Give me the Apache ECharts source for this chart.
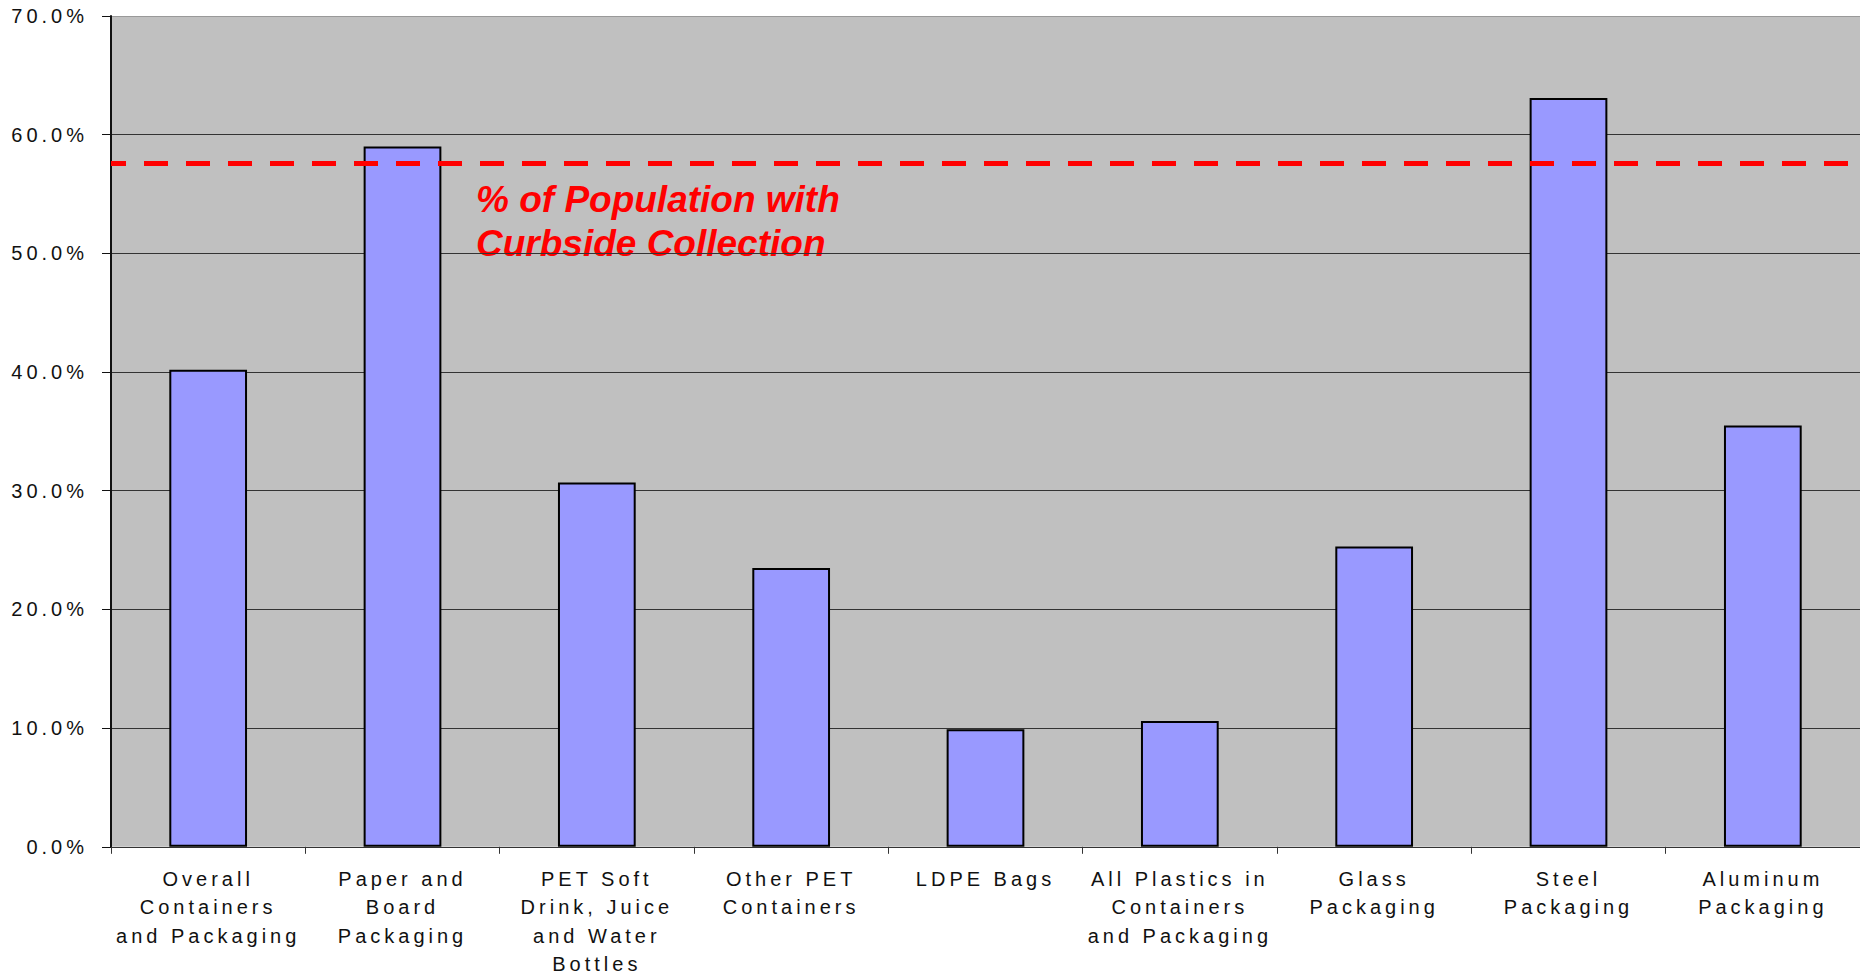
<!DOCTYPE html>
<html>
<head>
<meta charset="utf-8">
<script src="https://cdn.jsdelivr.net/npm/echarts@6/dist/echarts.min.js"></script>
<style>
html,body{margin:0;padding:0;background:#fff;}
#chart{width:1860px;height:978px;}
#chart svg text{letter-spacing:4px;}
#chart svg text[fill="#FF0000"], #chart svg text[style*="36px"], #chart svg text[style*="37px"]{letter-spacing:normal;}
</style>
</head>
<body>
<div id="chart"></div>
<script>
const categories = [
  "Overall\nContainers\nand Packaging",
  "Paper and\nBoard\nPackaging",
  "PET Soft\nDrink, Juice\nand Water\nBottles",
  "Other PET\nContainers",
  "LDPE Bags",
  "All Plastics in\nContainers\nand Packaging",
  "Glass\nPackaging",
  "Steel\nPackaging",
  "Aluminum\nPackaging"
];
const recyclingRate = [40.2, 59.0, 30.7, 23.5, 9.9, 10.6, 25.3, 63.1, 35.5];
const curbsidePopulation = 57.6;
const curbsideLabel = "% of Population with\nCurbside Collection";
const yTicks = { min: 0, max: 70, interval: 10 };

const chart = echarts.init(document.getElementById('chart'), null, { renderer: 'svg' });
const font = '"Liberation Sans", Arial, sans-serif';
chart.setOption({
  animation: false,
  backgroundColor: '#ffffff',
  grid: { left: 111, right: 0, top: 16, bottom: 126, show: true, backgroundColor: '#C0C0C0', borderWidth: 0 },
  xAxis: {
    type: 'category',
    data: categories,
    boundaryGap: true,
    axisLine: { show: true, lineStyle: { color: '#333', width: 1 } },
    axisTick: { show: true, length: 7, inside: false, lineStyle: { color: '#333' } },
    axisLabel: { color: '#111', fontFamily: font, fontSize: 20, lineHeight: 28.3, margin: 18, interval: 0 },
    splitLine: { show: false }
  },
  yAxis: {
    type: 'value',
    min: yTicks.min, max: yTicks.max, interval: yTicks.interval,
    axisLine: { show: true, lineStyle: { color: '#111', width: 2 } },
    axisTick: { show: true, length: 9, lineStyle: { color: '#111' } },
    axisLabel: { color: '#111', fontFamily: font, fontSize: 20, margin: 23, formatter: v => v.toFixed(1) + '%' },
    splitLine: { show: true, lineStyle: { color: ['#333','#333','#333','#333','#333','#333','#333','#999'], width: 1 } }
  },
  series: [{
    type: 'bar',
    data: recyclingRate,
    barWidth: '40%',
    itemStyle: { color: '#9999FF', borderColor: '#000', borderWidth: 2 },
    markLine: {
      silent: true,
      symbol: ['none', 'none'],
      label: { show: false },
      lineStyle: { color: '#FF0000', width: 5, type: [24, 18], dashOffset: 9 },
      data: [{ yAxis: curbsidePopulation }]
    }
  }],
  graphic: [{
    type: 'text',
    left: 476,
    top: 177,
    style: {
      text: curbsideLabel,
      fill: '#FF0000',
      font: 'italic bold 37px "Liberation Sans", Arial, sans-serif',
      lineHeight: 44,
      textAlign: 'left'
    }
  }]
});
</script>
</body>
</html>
# # # #
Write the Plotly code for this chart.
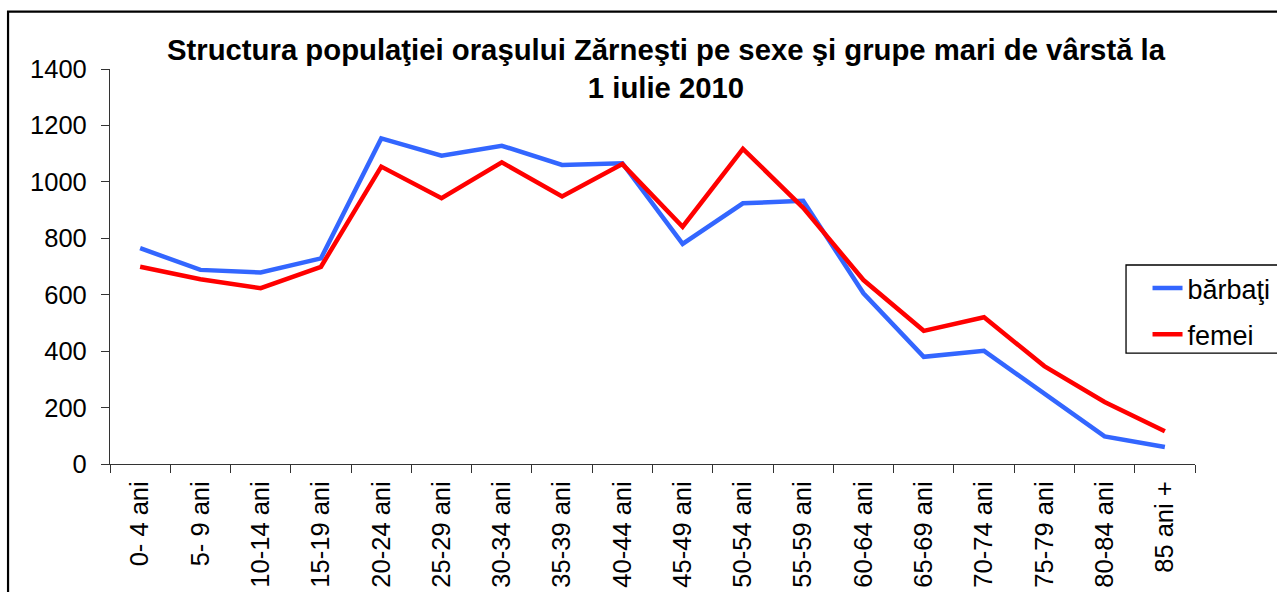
# # # #
WHAT THE TASK REQUIRES: Write out every line of the preceding listing that contains "this".

COMPLETE OUTPUT:
Give me the Apache ECharts source for this chart.
Write the Plotly code for this chart.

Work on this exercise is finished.